Colder air means drier air

At lower temperatures, the moisture carrying capacity of the air is reduced. It is quite possible, therefore, that the outside air is significantly drier than the warm glasshouse air. Depending on the desired level of humidity, it may be necessary to vent warm, moist glasshouse air and replace it with colder, drier outside air. Consider using a ‘vent then heat’ strategy for humidity control, rather than a ‘heat then vent’ strategy. Much of the energy used to heat up the moist air to reduce Relative Humidity (RH) will be wasted when the vents are opened (hot air rises), and the incoming air will have to be heated in any case.

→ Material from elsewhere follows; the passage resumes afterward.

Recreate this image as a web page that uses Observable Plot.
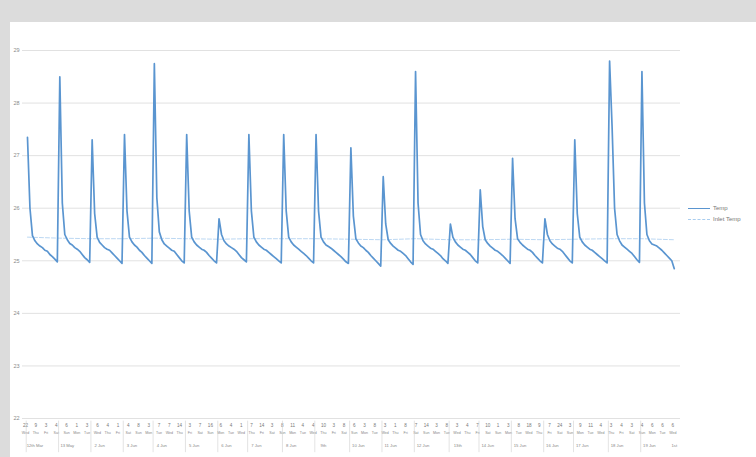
<!DOCTYPE html>
<html>
<head>
<meta charset="utf-8">
<script src="https://cdn.jsdelivr.net/npm/d3@7"></script>
<script src="https://cdn.jsdelivr.net/npm/@observablehq/plot@0.6"></script>
<style>
  html, body { margin: 0; padding: 0; }
  body { width: 756px; height: 457px; background: #dcdcdc; position: relative; overflow: hidden; font-family: "Liberation Sans", Arial, sans-serif; }
  #panel { position: absolute; left: 10px; top: 22px; width: 746px; height: 435px; background: #fff; }
  #legend { position: absolute; left: 678px; top: 181px; font-size: 6px; color: #777; line-height: 11px; }
  #legend .row { display: flex; align-items: center; }
  #legend .sw { width: 22px; height: 0; margin-right: 3px; }
</style>
</head>
<body>
<div id="panel">
  <div id="chart"></div>
  <div id="legend">
    <div class="row"><span class="sw" style="border-top:1.5px solid #5a95d0"></span>Temp</div>
    <div class="row"><span class="sw" style="border-top:1px dashed #a9cdef"></span>Inlet Temp</div>
  </div>
</div>
<script>
// Series names
const seriesNames = ["Temp", "Inlet Temp"];

// Temperature readings, one array per heating cycle
const cycles = [
  [27.35, 26.0, 25.48, 25.38, 25.32, 25.28, 25.25, 25.2, 25.18, 25.12, 25.08, 25.03, 24.98],
  [28.5, 26.1, 25.5, 25.4, 25.33, 25.3, 25.25, 25.22, 25.18, 25.12, 25.06, 25.02, 24.97],
  [27.3, 25.9, 25.45, 25.35, 25.3, 25.25, 25.22, 25.2, 25.15, 25.1, 25.05, 25.0, 24.95],
  [27.4, 25.95, 25.45, 25.36, 25.3, 25.26, 25.2, 25.16, 25.1, 25.05, 25.0, 24.95],
  [28.75, 26.2, 25.55, 25.4, 25.32, 25.28, 25.24, 25.2, 25.18, 25.12, 25.06, 25.0, 24.96],
  [27.4, 25.95, 25.45, 25.36, 25.3, 25.26, 25.22, 25.2, 25.16, 25.1, 25.05, 25.0, 24.96],
  [25.8, 25.5, 25.38, 25.32, 25.28, 25.25, 25.22, 25.18, 25.12, 25.06, 25.02, 24.98],
  [27.4, 25.95, 25.45, 25.36, 25.3, 25.26, 25.22, 25.2, 25.16, 25.12, 25.08, 25.04, 25.0, 24.96],
  [27.4, 25.95, 25.45, 25.36, 25.3, 25.26, 25.22, 25.18, 25.14, 25.1, 25.05, 25.0, 24.96],
  [27.4, 25.95, 25.45, 25.36, 25.3, 25.27, 25.24, 25.2, 25.16, 25.12, 25.08, 25.03, 24.98, 24.95],
  [27.15, 25.85, 25.42, 25.34, 25.28, 25.25, 25.2, 25.16, 25.1, 25.05, 25.0, 24.95, 24.9],
  [26.6, 25.7, 25.4, 25.33, 25.28, 25.24, 25.2, 25.18, 25.14, 25.1, 25.04, 24.98, 24.93],
  [28.6, 26.1, 25.5, 25.38, 25.32, 25.28, 25.24, 25.22, 25.18, 25.14, 25.1, 25.04, 25.0, 24.95],
  [25.7, 25.45, 25.36, 25.3, 25.26, 25.22, 25.2, 25.16, 25.12, 25.06, 25.0, 24.96],
  [26.35, 25.65, 25.4, 25.33, 25.28, 25.24, 25.2, 25.18, 25.14, 25.1, 25.05, 25.0, 24.95],
  [26.95, 25.8, 25.42, 25.35, 25.3, 25.26, 25.22, 25.2, 25.16, 25.1, 25.05, 25.0, 24.96],
  [25.8, 25.5, 25.38, 25.32, 25.28, 25.24, 25.22, 25.18, 25.12, 25.06, 25.0, 24.96],
  [27.3, 25.9, 25.45, 25.36, 25.3, 25.26, 25.22, 25.2, 25.16, 25.12, 25.08, 25.04, 25.0, 24.96],
  [28.8, 27.55, 26.0, 25.5, 25.38, 25.3, 25.26, 25.22, 25.18, 25.14, 25.08, 25.02, 24.97],
  [28.6, 26.1, 25.5, 25.38, 25.32, 25.3, 25.28, 25.24, 25.2, 25.15, 25.1, 25.05, 25.0, 24.85]
];

// Inlet temperature (dashed), one reading per cycle start
const inletValues = [25.45, 25.43, 25.42, 25.42, 25.43, 25.42, 25.41, 25.42, 25.42, 25.42, 25.41, 25.4, 25.42, 25.4, 25.4, 25.41, 25.4, 25.41, 25.42, 25.42, 25.4];

// Axis labels
const yTicks = [22, 23, 24, 25, 26, 27, 28, 29];
const hourLabels = ["22","9","3","4","6","1","3","6","4","1","4","8","3","7","7","14","3","7","16","6","4","1",
  "7","14","3","8","11","4","4","10","3","8","6","3","8","3","1","8","7","14","3","8","3","4","7","10",
  "1","3","8","18","9","7","24","3","9","11","4","3","4","3","4","6","6","6"];
const dayLabels = ["Wed","Thu","Fri","Sat","Sun","Mon","Tue"];
const dateLabels = ["12th Mar","13 May","2 Jun","3 Jun","4 Jun","5 Jun","6 Jun","7 Jun","8 Jun","9th",
  "10 Jun","11 Jun","12 Jun","13th","14 Jun","15 Jun","16 Jun","17 Jun","18 Jun","19 Jun","1st"];

// Build table
const temp = [];
const starts = [];
cycles.forEach((c) => {
  starts.push(temp.length);
  c.forEach(v => temp.push({i: temp.length, v}));
});
const lastIdx = temp.length - 1;
starts.push(lastIdx);
const inlet = inletValues.map((v, k) => ({i: starts[Math.min(k, starts.length - 1)], v}));

const hourRows = hourLabels.map((t, k) => ({i: -0.8 + k * (lastIdx + 0.2) / (hourLabels.length - 1), t, d: dayLabels[k % dayLabels.length]}));
const dateRows = dateLabels.map((t, k) => ({i: starts[k] + (k < starts.length - 1 ? 3 : 0), t}));
const seps = starts.slice(0, -1).map(s => ({i: s - 0.5}));

const grey = "#8a8a8a";
const chart = Plot.plot({
  width: 746,
  height: 435,
  marginLeft: 12,
  marginRight: 76,
  marginTop: 28,
  marginBottom: 39,
  style: {background: "transparent", fontFamily: "Liberation Sans, Arial, sans-serif"},
  x: {domain: [-2, lastIdx + 2.5], axis: null},
  y: {domain: [22, 29], axis: null},
  marks: [
    Plot.gridY(yTicks, {stroke: "#d9d9d9", strokeOpacity: 1, strokeWidth: 0.8}),
    Plot.axisY(yTicks, {tickSize: 0, tickPadding: 3, fontSize: 5.5, fill: grey, label: null, tickFormat: d => String(d)}),
    Plot.line(inlet, {x: "i", y: "v", stroke: "#b3d3f0", strokeWidth: 0.9, strokeDasharray: "4,2"}),
    Plot.line(temp, {x: "i", y: "v", stroke: "#5a95d0", strokeWidth: 1.7, strokeLinejoin: "round"}),
    Plot.text(hourRows, {x: "i", y: () => 22, text: "t", dy: 7, fontSize: 4.6, fill: "#777"}),
    Plot.text(hourRows, {x: "i", y: () => 22, text: "d", dy: 14, fontSize: 3.6, fill: "#888"}),
    Plot.text(dateRows, {x: "i", y: () => 22, text: "t", dy: 27, fontSize: 4.2, fill: "#888"}),
    Plot.ruleX(seps, {x: "i", y1: () => 21.95, y2: () => 21.35, stroke: "#d0d0d0", strokeWidth: 0.6})
  ]
});
document.getElementById("chart").appendChild(chart);
</script>
</body>
</html>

Good air movement means a more even climate

Another option to help keep heating costs down is to make sure the glasshouse climate is even throughout. Temperature differences of several degrees can often be observed between the top and bottom of the structure, resulting in different humidity levels. The use of fans to help mix the air can create a more even distribution and homogenous climate. The upside is not only improved growing conditions but also better energy efficiency, especially where only one measuring box is used. Controlling on one measurement location can lead to unnecessary heating (for example, the crop may be warmer than the measurement box) or excessive venting (if RH at that location goes above the setpoint).

Measurement boxes and sensors should be kept clean, well-maintained and properly calibrated all year round, but the change of seasons can be a good excuse to double check everything is working as it should. It may also be worth considering installing some additional sensors for better and more targeted control.